CHRISTY THORNTON: Well, the impact of a guilty verdict is basically nil. It’s not—I don’t think a guilty verdict is a foregone conclusion. There are many who assume, because of the lopsided nature of the prosecution, because so much of the defense was so short, and because there is such a preponderance of evidence, that this will be a sort of open-and-shut case. I think that there is some possibility that there might be jurors who question the overall structure of this, who buy the defense’s argument about El Chapo not being the kind of singular head of this.
But, honestly, if he is convicted, he spends the rest of his life in jail here in the United States, and literally nothing changes about how drugs are coming across the border. We just saw this week this huge interdiction of fentanyl coming through a legal port of entry. And so, the drug cartels will continue to meet the demand that comes from the market here in the United States. We spend $100 billion on illegal drugs here in the United States every year. That demand and the price premium that comes from our prohibitionist policies from the militarization of the border, those things will continue to be a massive incentive for not only the remaining parts of the Sinaloa Cartel, but all of the factions that have fractured from it, and the competing drug trafficking organizations, to continue to bring this to the United States.

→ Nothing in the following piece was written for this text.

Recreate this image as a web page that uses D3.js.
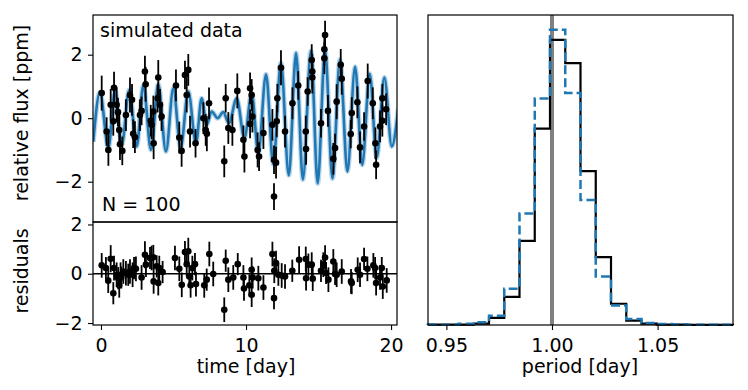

AMY GOODMAN: And very quickly, as President Trump is about to give his State of the Union address and demand the wall on the southern border, just as you said, with the fentanyl caught going through a legal port of entry, the big message of this trial, that it’s legal ports of entry that the drugs are coming through?
CHRISTY THORNTON: I think that’s something that will be ignored, that Trump has continued to ignore the evidence there is. The idea that we can argue with Trump about the wall with sort of fact- and evidence-based policy has been shown to be untrue. The wall will absolutely not stop the vast majority of drugs from coming into the United States. It’s an ineffective policy. But increased border militarization as the compromise, as the thing that the Democrats are offering—not a wall, but further militarization, more personnel, more surveillance technology—
AMY GOODMAN: We’re going to have to end it there.
CHRISTY THORNTON: —that’s not the answer, either.
AMY GOODMAN: Christy Thornton, thank you for joining us. I’m Amy Goodman, with Juan González.